__Aim__
Restate the data word for word and leave the images out.

— begin —

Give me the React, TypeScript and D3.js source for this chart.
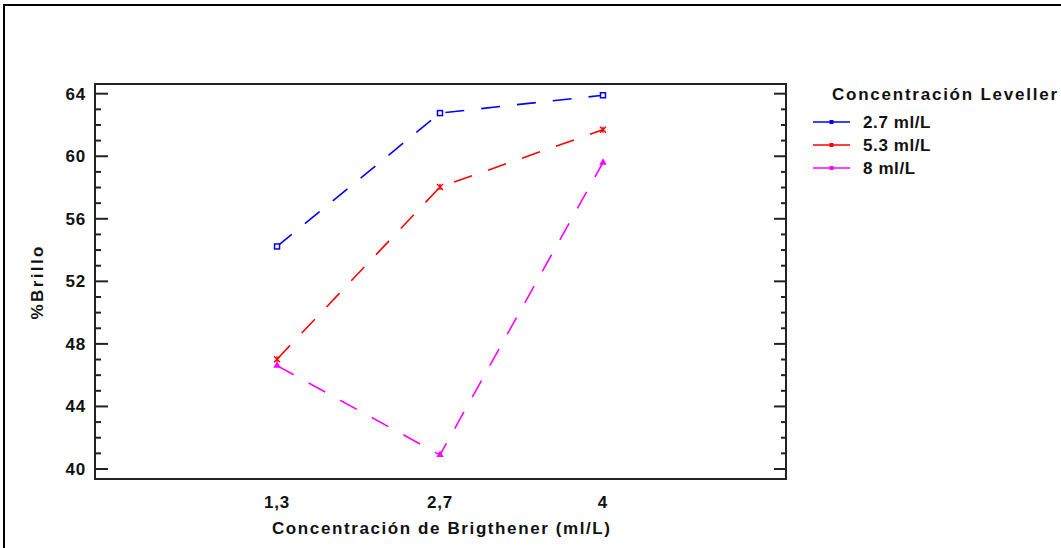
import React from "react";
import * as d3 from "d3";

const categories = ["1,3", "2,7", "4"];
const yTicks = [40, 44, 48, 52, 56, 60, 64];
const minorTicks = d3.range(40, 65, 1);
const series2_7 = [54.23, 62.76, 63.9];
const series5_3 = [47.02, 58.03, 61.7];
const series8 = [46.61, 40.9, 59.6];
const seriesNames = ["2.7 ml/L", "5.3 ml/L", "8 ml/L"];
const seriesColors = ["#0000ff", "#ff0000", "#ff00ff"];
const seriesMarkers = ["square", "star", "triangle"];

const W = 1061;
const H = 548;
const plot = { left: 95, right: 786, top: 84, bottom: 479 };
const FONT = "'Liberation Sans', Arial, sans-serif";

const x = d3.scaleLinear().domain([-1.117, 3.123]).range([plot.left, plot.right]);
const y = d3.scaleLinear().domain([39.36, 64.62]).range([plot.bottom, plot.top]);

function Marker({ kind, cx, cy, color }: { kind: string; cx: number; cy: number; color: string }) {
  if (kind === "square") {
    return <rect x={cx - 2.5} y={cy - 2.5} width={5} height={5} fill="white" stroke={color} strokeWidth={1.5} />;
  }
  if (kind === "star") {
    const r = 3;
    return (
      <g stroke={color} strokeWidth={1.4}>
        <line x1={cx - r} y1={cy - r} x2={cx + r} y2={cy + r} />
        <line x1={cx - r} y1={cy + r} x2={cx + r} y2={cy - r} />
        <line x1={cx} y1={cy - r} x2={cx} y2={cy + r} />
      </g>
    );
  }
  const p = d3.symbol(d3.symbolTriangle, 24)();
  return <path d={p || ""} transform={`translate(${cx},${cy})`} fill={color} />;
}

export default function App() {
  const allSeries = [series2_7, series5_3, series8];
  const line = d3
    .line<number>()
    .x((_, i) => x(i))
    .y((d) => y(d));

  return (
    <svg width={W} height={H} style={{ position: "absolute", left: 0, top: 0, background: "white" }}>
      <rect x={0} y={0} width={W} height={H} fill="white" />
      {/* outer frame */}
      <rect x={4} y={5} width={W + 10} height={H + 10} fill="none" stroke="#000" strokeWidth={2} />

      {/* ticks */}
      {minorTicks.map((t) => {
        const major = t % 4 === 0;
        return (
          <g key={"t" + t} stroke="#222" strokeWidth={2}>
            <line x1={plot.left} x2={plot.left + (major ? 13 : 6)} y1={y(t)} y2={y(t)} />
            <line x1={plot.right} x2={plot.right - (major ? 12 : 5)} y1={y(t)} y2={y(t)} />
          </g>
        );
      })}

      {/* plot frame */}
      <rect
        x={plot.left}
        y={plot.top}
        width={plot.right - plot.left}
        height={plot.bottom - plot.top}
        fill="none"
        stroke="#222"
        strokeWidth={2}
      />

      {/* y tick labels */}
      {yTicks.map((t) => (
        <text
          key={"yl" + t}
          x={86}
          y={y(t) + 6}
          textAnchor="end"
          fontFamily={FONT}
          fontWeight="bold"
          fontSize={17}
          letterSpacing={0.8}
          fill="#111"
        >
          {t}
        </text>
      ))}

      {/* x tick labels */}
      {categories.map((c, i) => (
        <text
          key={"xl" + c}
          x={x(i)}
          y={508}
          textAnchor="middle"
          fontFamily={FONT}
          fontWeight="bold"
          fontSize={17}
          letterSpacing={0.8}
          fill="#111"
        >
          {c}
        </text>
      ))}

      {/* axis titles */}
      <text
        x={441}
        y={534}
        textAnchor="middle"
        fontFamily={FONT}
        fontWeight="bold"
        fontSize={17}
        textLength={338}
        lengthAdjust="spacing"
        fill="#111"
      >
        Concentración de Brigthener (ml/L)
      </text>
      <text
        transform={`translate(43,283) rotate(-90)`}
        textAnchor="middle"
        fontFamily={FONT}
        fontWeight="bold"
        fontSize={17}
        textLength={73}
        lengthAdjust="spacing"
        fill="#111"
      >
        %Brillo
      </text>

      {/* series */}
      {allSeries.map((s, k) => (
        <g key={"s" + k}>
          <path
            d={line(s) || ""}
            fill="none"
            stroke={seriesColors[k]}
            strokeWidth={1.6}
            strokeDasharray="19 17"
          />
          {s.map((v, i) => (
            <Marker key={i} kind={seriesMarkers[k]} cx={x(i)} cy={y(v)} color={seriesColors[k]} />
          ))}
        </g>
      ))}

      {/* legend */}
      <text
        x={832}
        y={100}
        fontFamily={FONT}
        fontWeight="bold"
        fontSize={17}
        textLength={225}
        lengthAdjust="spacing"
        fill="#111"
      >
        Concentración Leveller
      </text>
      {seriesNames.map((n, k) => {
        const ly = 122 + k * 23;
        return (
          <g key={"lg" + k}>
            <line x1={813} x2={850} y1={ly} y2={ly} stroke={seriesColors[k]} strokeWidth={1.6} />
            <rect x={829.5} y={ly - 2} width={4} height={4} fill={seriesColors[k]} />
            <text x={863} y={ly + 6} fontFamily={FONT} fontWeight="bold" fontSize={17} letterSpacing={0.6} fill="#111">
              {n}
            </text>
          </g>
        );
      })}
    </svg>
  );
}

— end —

__Response__
Give me the React, TypeScript and D3.js source for this chart.
import React from "react";
import * as d3 from "d3";

const categories = ["1,3", "2,7", "4"];
const yTicks = [40, 44, 48, 52, 56, 60, 64];
const minorTicks = d3.range(40, 65, 1);
const series2_7 = [54.23, 62.76, 63.9];
const series5_3 = [47.02, 58.03, 61.7];
const series8 = [46.61, 40.9, 59.6];
const seriesNames = ["2.7 ml/L", "5.3 ml/L", "8 ml/L"];
const seriesColors = ["#0000ff", "#ff0000", "#ff00ff"];
const seriesMarkers = ["square", "star", "triangle"];

const W = 1061;
const H = 548;
const plot = { left: 95, right: 786, top: 84, bottom: 479 };
const FONT = "'Liberation Sans', Arial, sans-serif";

const x = d3.scaleLinear().domain([-1.117, 3.123]).range([plot.left, plot.right]);
const y = d3.scaleLinear().domain([39.36, 64.62]).range([plot.bottom, plot.top]);

function Marker({ kind, cx, cy, color }: { kind: string; cx: number; cy: number; color: string }) {
  if (kind === "square") {
    return <rect x={cx - 2.5} y={cy - 2.5} width={5} height={5} fill="white" stroke={color} strokeWidth={1.5} />;
  }
  if (kind === "star") {
    const r = 3;
    return (
      <g stroke={color} strokeWidth={1.4}>
        <line x1={cx - r} y1={cy - r} x2={cx + r} y2={cy + r} />
        <line x1={cx - r} y1={cy + r} x2={cx + r} y2={cy - r} />
        <line x1={cx} y1={cy - r} x2={cx} y2={cy + r} />
      </g>
    );
  }
  const p = d3.symbol(d3.symbolTriangle, 24)();
  return <path d={p || ""} transform={`translate(${cx},${cy})`} fill={color} />;
}

export default function App() {
  const allSeries = [series2_7, series5_3, series8];
  const line = d3
    .line<number>()
    .x((_, i) => x(i))
    .y((d) => y(d));

  return (
    <svg width={W} height={H} style={{ position: "absolute", left: 0, top: 0, background: "white" }}>
      <rect x={0} y={0} width={W} height={H} fill="white" />
      {/* outer frame */}
      <rect x={4} y={5} width={W + 10} height={H + 10} fill="none" stroke="#000" strokeWidth={2} />

      {/* ticks */}
      {minorTicks.map((t) => {
        const major = t % 4 === 0;
        return (
          <g key={"t" + t} stroke="#222" strokeWidth={2}>
            <line x1={plot.left} x2={plot.left + (major ? 13 : 6)} y1={y(t)} y2={y(t)} />
            <line x1={plot.right} x2={plot.right - (major ? 12 : 5)} y1={y(t)} y2={y(t)} />
          </g>
        );
      })}

      {/* plot frame */}
      <rect
        x={plot.left}
        y={plot.top}
        width={plot.right - plot.left}
        height={plot.bottom - plot.top}
        fill="none"
        stroke="#222"
        strokeWidth={2}
      />

      {/* y tick labels */}
      {yTicks.map((t) => (
        <text
          key={"yl" + t}
          x={86}
          y={y(t) + 6}
          textAnchor="end"
          fontFamily={FONT}
          fontWeight="bold"
          fontSize={17}
          letterSpacing={0.8}
          fill="#111"
        >
          {t}
        </text>
      ))}

      {/* x tick labels */}
      {categories.map((c, i) => (
        <text
          key={"xl" + c}
          x={x(i)}
          y={508}
          textAnchor="middle"
          fontFamily={FONT}
          fontWeight="bold"
          fontSize={17}
          letterSpacing={0.8}
          fill="#111"
        >
          {c}
        </text>
      ))}

      {/* axis titles */}
      <text
        x={441}
        y={534}
        textAnchor="middle"
        fontFamily={FONT}
        fontWeight="bold"
        fontSize={17}
        textLength={338}
        lengthAdjust="spacing"
        fill="#111"
      >
        Concentración de Brigthener (ml/L)
      </text>
      <text
        transform={`translate(43,283) rotate(-90)`}
        textAnchor="middle"
        fontFamily={FONT}
        fontWeight="bold"
        fontSize={17}
        textLength={73}
        lengthAdjust="spacing"
        fill="#111"
      >
        %Brillo
      </text>

      {/* series */}
      {allSeries.map((s, k) => (
        <g key={"s" + k}>
          <path
            d={line(s) || ""}
            fill="none"
            stroke={seriesColors[k]}
            strokeWidth={1.6}
            strokeDasharray="19 17"
          />
          {s.map((v, i) => (
            <Marker key={i} kind={seriesMarkers[k]} cx={x(i)} cy={y(v)} color={seriesColors[k]} />
          ))}
        </g>
      ))}

      {/* legend */}
      <text
        x={832}
        y={100}
        fontFamily={FONT}
        fontWeight="bold"
        fontSize={17}
        textLength={225}
        lengthAdjust="spacing"
        fill="#111"
      >
        Concentración Leveller
      </text>
      {seriesNames.map((n, k) => {
        const ly = 122 + k * 23;
        return (
          <g key={"lg" + k}>
            <line x1={813} x2={850} y1={ly} y2={ly} stroke={seriesColors[k]} strokeWidth={1.6} />
            <rect x={829.5} y={ly - 2} width={4} height={4} fill={seriesColors[k]} />
            <text x={863} y={ly + 6} fontFamily={FONT} fontWeight="bold" fontSize={17} letterSpacing={0.6} fill="#111">
              {n}
            </text>
          </g>
        );
      })}
    </svg>
  );
}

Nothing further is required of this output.